USA, Europe and China what is happening and what impacts can we except on the economies of the world…
Last week kicked off with Fed Governor Jim Bullard trying to fan rising concerns about the Fed’s Treasury holdings of the U.S. Government debt being too big.
Bullard said that he does not want to support “fiscal recklessness”, and that the Fed’s holdings of debt (relatively to the U.S. Gross Domestic Product), is no larger than it was in historical periods.
Bullard added: “We are going to target inflation and be held accountable for it”, implying that the Fed will not let its money printing push prices upwards beyond control.
In China, however, there were concerns of a possible inflation.
Chinese Premier Li Keqiang noted in a speech recently that “our outstanding M2 money supply has at the end of March exceeded 100 trillion Yuan, and that is already twice the size of our Gross Domestic Product… there is already a lot of money in the ‘pool’; to print more money may lead to inflation”.
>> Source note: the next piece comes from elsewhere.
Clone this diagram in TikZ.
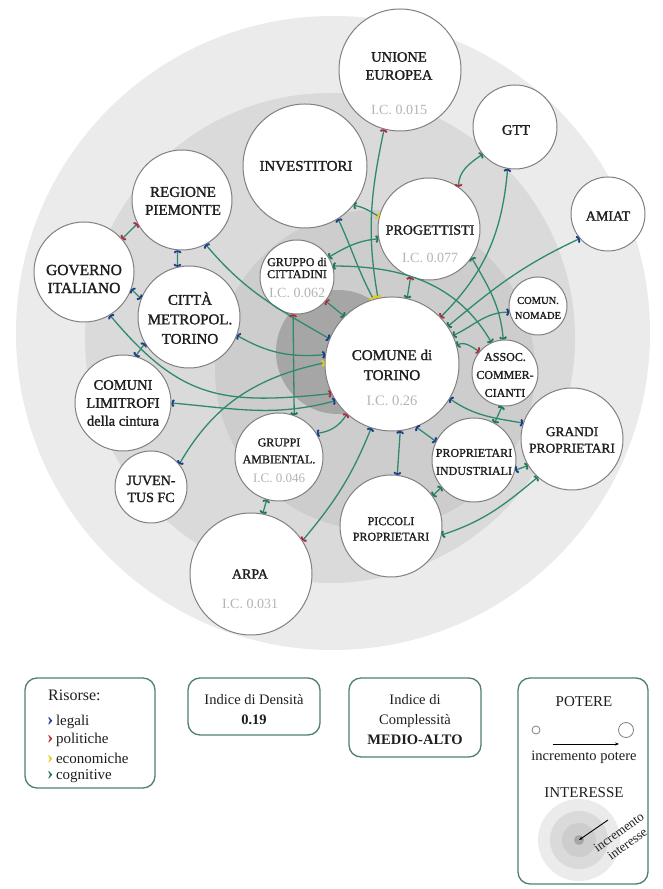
\documentclass[tikz,border=0pt]{standalone}
\usepackage{fontspec}
\setmainfont{Liberation Serif}
\newfontfamily\lblfont[FakeBold=1.4]{Liberation Serif}
\usetikzlibrary{arrows.meta}
\definecolor{bgA}{HTML}{EBEBEB}
\definecolor{bgB}{HTML}{DADADA}
\definecolor{bgC}{HTML}{CDCDCD}
\definecolor{bgD}{HTML}{A6A6A6}
\definecolor{lgreen}{HTML}{2F8A6D}
\definecolor{tipblue}{HTML}{1D3D8A}
\definecolor{tipred}{HTML}{B02A3E}
\definecolor{tipyellow}{HTML}{E9C81C}
\definecolor{tipgreen}{HTML}{23765C}
\definecolor{nodeborder}{HTML}{808080}
\definecolor{labelc}{HTML}{1E1E1E}
\definecolor{icgray}{HTML}{B4B4B4}
\definecolor{boxborder}{HTML}{4F7F73}
\newcommand\lblsz[2]{\lblfont\fontsize{#1}{#2}\selectfont}
\newcommand\txtsz[2]{\fontsize{#1}{#2}\selectfont}
\newcommand\chev[1]{{\fontsize{19}{18}\selectfont\bfseries\textcolor{#1}{›}}}
\tikzset{
  tB/.tip={Arc Barb[color=tipblue,length=2.6pt,width=8pt,line width=1.8pt]},
  tR/.tip={Arc Barb[color=tipred,length=2.6pt,width=8pt,line width=1.8pt]},
  tY/.tip={Arc Barb[color=tipyellow,length=2.6pt,width=8pt,line width=1.8pt]},
  tG/.tip={Arc Barb[color=tipgreen,length=2.6pt,width=8pt,line width=1.8pt]},
}
\begin{document}
\begin{tikzpicture}[x=1pt,y=1pt,
  conn/.style={draw=lgreen,line width=1.3pt},
  actor/.style={circle,draw=nodeborder,line width=1pt,fill=white,inner sep=0pt},
  lbl/.style={align=center,text=labelc,inner sep=0pt},
  ic/.style={text=icgray,inner sep=0pt,font=\txtsz{14}{16}},
  lbox/.style={draw=boxborder,line width=1.3pt,rounded corners=12pt,fill=white,inner sep=0pt},
  ltxt/.style={inner sep=0pt,text=labelc}]
\useasboundingbox (0,0) rectangle (662,889);
\fill[white] (0,0) rectangle (662,889);
% background rings
\fill[bgA] (333,556) circle[radius=317pt];
\fill[bgB] (330,551) circle[radius=245pt];
\fill[bgC] (375,519) circle[radius=160pt];
\fill[bgD] (338,537) circle[radius=62pt];
% actors
\node[actor,minimum size=122pt] (ue) at (400,819) {};
\node[actor,minimum size=84pt] (gtt) at (515,762) {};
\node[actor,minimum size=74pt] (amiat) at (608,675) {};
\node[actor,minimum size=124pt] (inv) at (305,723) {};
\node[actor,minimum size=102pt] (prog) at (429,660) {};
\node[actor,minimum size=100pt] (reg) at (182,689) {};
\node[actor,minimum size=100pt] (gov) at (84,617) {};
\node[actor,minimum size=102pt] (cit) at (189,572) {};
\node[actor,minimum size=74pt] (gcit) at (297,612) {};
\node[actor,minimum size=58pt] (nom) at (538,583) {};
\node[actor,minimum size=134pt] (com) at (392,525) {};
\node[actor,minimum size=66pt] (assoc) at (505,516) {};
\node[actor,minimum size=102pt] (grandi) at (572,450) {};
\node[actor,minimum size=84pt] (pind) at (474,429) {};
\node[actor,minimum size=102pt] (picc) at (391,363) {};
\node[actor,minimum size=96pt] (lim) at (123,486) {};
\node[actor,minimum size=72pt] (juv) at (151,402) {};
\node[actor,minimum size=88pt] (gamb) at (279,432) {};
\node[actor,minimum size=122pt] (arpa) at (251,315) {};
% labels
\node[lbl,font=\lblsz{14.5}{18}] (uet) at (399,823) {UNIONE\\EUROPEA};
\node[ic] (uei) at (399,779) {I.C. 0.015};
\node[lbl,font=\lblsz{14.5}{17}] (gttt) at (516,759) {GTT};
\node[lbl,font=\lblsz{14}{17}] (amiatt) at (608,673) {AMIAT};
\node[lbl,font=\lblsz{15}{18}] (invt) at (306,723) {INVESTITORI};
\node[lbl,font=\lblsz{14}{17}] (progt) at (430,659) {PROGETTISTI};
\node[ic] (progi) at (430,631) {I.C. 0.077};
\node[lbl,font=\lblsz{15}{18}] (regt) at (183,688) {REGIONE\\PIEMONTE};
\node[lbl,font=\lblsz{15.5}{18}] (govt) at (84,610) {GOVERNO\\ITALIANO};
\node[lbl,font=\lblsz{15}{19.5}] (citt) at (190,571) {CITTÀ\\METROPOL.\\TORINO};
\node[lbl,font=\lblsz{12}{12}] (gcitt) at (297,621) {GRUPPO di\\CITTADINI};
\node[ic] (gciti) at (297,596) {I.C. 0.062};
\node[lbl,font=\lblsz{10.5}{15}] (nomt) at (538,581) {COMUN.\\NOMADE};
\node[lbl,font=\lblsz{15}{20}] (comt) at (392,524) {COMUNE di\\TORINO};
\node[ic,font=\txtsz{14.5}{16}] (comi) at (392,488) {I.C. 0.26};
\node[lbl,font=\lblsz{12}{18}] (assoct) at (505,514) {ASSOC.\\COMMER-\\CIANTI};
\node[lbl,font=\lblsz{13.5}{16.5}] (grandit) at (572,449) {GRANDI\\PROPRIETARI};
\node[lbl,font=\lblsz{12}{18}] (pindt) at (474,427) {PROPRIETARI\\INDUSTRIALI};
\node[lbl,font=\lblsz{12}{15.5}] (picct) at (391,360) {PICCOLI\\PROPRIETARI};
\node[lbl,font=\lblsz{14.5}{18}] (limt) at (123,486) {COMUNI\\LIMITROFI\\della cintura};
\node[lbl,font=\lblsz{14}{17}] (juvt) at (151,400) {JUVEN-\\TUS FC};
\node[lbl,font=\lblsz{12}{17}] (gambt) at (279,438) {GRUPPI\\AMBIENTAL.};
\node[ic,font=\txtsz{13}{15}] (gambi) at (279,411) {I.C. 0.046};
\node[lbl,font=\lblsz{14}{17}] (arpat) at (250,315) {ARPA};
\node[ic] (arpai) at (250,285) {I.C. 0.031};
% connectors
\draw[conn,tR-tY] (ue.255) to[out=258,in=100] (com.102);
\draw[conn,tB-tY] (inv.302) to[out=-65,in=118] (com.106);
\draw[conn,tG-tY] (inv.321) to[out=-10,in=150] (prog.166);
\draw[conn,tG-tG] (prog.191) to[out=185,in=30] (gcit.32);
\draw[conn,tR-tG] (prog.249) -- (com.77);
\draw[conn,tG-tR] (gtt.220) to[out=215,in=90] (prog.55);
\draw[conn,tB-tR] (gtt.260) to[out=265,in=45] (com.44);
\draw[conn,tB-tG] (amiat.221) to[out=205,in=40] (com.34);
\draw[conn,tB-tG] (nom.192) to[out=180,in=25] (com.25);
\draw[conn,tG-tG] (prog.326) to[out=-60,in=95] (assoc.93);
\draw[conn,tG-tG] (gcit.17) to[out=0,in=120] (assoc.114);
\draw[conn,tG-tR] (com.16) to[out=30,in=150] (assoc.140);
\draw[conn,tB-tB] (com.329) to[out=-35,in=170] (grandi.162);
\draw[conn,tG-tG] (assoc.265) -- (pind.61);
\draw[conn,tB-tB] (com.291) -- (pind.154);
\draw[conn,tB-tB] (com.277) -- (picc.83);
\draw[conn,tB-tR] (com.252) to[out=248,in=50] (arpa.33);
\draw[conn,tB-tG] (pind.346) -- (grandi.211);
\draw[conn,tG-tG] (pind.220) -- (picc.36);
\draw[conn,tG-tG] (grandi.228) to[out=220,in=18] (picc.350);
\draw[conn,tR-tB] (com.228) to[bend left=25] (gamb.32);
\draw[conn,tB-tB] (lim.0) to[out=-5,in=195] (com.213);
\draw[conn,tB-tR] (gov.301) to[out=-50,in=186,looseness=1.2] (com.206);
\draw[conn,tB-tB] (cit.339) to[out=-30,in=185] (com.172);
\draw[conn,tB-tB] (reg.298) to[out=-50,in=150] (com.158);
\draw[conn,tB-tY] (juv.39) to[out=60,in=192] (com.179);
\draw[conn,tB-tB] (cit.211) -- (lim.75);
\draw[conn,tB-tB] (gov.340) -- (cit.159);
\draw[conn,tB-tB] (reg.265) -- (cit.103);
\draw[conn,tR-tR] (reg.208) -- (gov.41);
\draw[conn,tR-tG] (gcit.264) -- (gamb.70);
\draw[conn,tR-tG] (gcit.320) -- (com.135);
\draw[conn,tG-tG] (gamb.254) -- (arpa.79);
% legend: resources
\node[lbox,minimum width=130pt,minimum height=110pt] (res) at (90,156) {};
\node[ltxt,anchor=west,font=\txtsz{16}{18}] (rtit) at (48,194) {Risorse:};
\node[ltxt,anchor=west,font=\txtsz{15}{18}] (r1) at (47,167) {\chev{tipblue}\,legali};
\node[ltxt,anchor=west,font=\txtsz{15}{18}] (r2) at (47,149) {\chev{tipred}\,politiche};
\node[ltxt,anchor=west,font=\txtsz{15}{18}] (r3) at (47,131) {\chev{tipyellow}\,economiche};
\node[ltxt,anchor=west,font=\txtsz{15}{18}] (r4) at (47,113) {\chev{tipgreen}\,cognitive};
% legend: density
\node[lbox,minimum width=132pt,minimum height=57pt] (dens) at (254,182.5) {};
\node[ltxt,align=center,font=\txtsz{14.5}{20}] (denst) at (254,179) {Indice di Densità\\\textbf{0.19}};
% legend: complexity
\node[lbox,minimum width=132pt,minimum height=79pt] (compl) at (415,171.5) {};
\node[ltxt,align=center,font=\txtsz{14.5}{20}] (complt) at (415,169) {Indice di\\Complessità\\\textbf{MEDIO-ALTO}};
% legend: power / interest
\node[lbox,minimum width=130pt,minimum height=206pt] (powbox) at (583,108) {};
\node[ltxt,font=\txtsz{15}{18}] (pot) at (584,187) {POTERE};
\node[circle,draw=nodeborder,line width=0.8pt,minimum size=8pt,inner sep=0pt] (psm) at (536,159) {};
\node[circle,draw=nodeborder,line width=0.8pt,minimum size=15pt,inner sep=0pt] (pbg) at (626,159) {};
\coordinate (pa) at (553,145);
\coordinate (pb) at (619,145);
\draw[-{Stealth[length=4pt,width=3pt]},line width=0.7pt] (pa) -- (pb);
\node[ltxt,font=\txtsz{14.5}{17}] (incp) at (584,132) {incremento potere};
\node[ltxt,font=\txtsz{15}{18}] (inter) at (584,96) {INTERESSE};
\fill[bgA] (579,49) circle[radius=41pt];
\fill[bgB] (579,49) circle[radius=29pt];
\fill[bgC] (579,49) circle[radius=17pt];
\node[circle,fill=bgD,minimum size=10pt,inner sep=0pt] (core) at (579,49) {};
\coordinate (ia) at (608,69);
\draw[-{Stealth[length=4pt,width=3pt]},line width=0.9pt] (ia) -- (core.center);
\node[ltxt,rotate=36,align=center,font=\txtsz{13}{14.5}] (inct) at (623,51) {incremento\\interesse};
\end{tikzpicture}
\end{document}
Meanwhile in Europe, the European Commission grew a tad pessimistic over exiting the recession.
On Tuesday, the Commission cut the Eurozone’s 2014 growth prospects from 1.2% to 1.1%.
This growing pessimism must have had a significant effect on the European Central Bank, as two days later it decided to join the monetary party by announcing a 25 basis points cut of its main refinancing rate to 0.25%.
Needless to mention, the effect on the EUR/USD was quite massive.
Now with global rates set ultra-low and equity markets past impressive gains, vacant capital naturally seeks new lucrative investment ventures.
One of these seems to have been Bitcoin, as the crypto currency surged to an all-time high and passed the $300 mark on Thursday.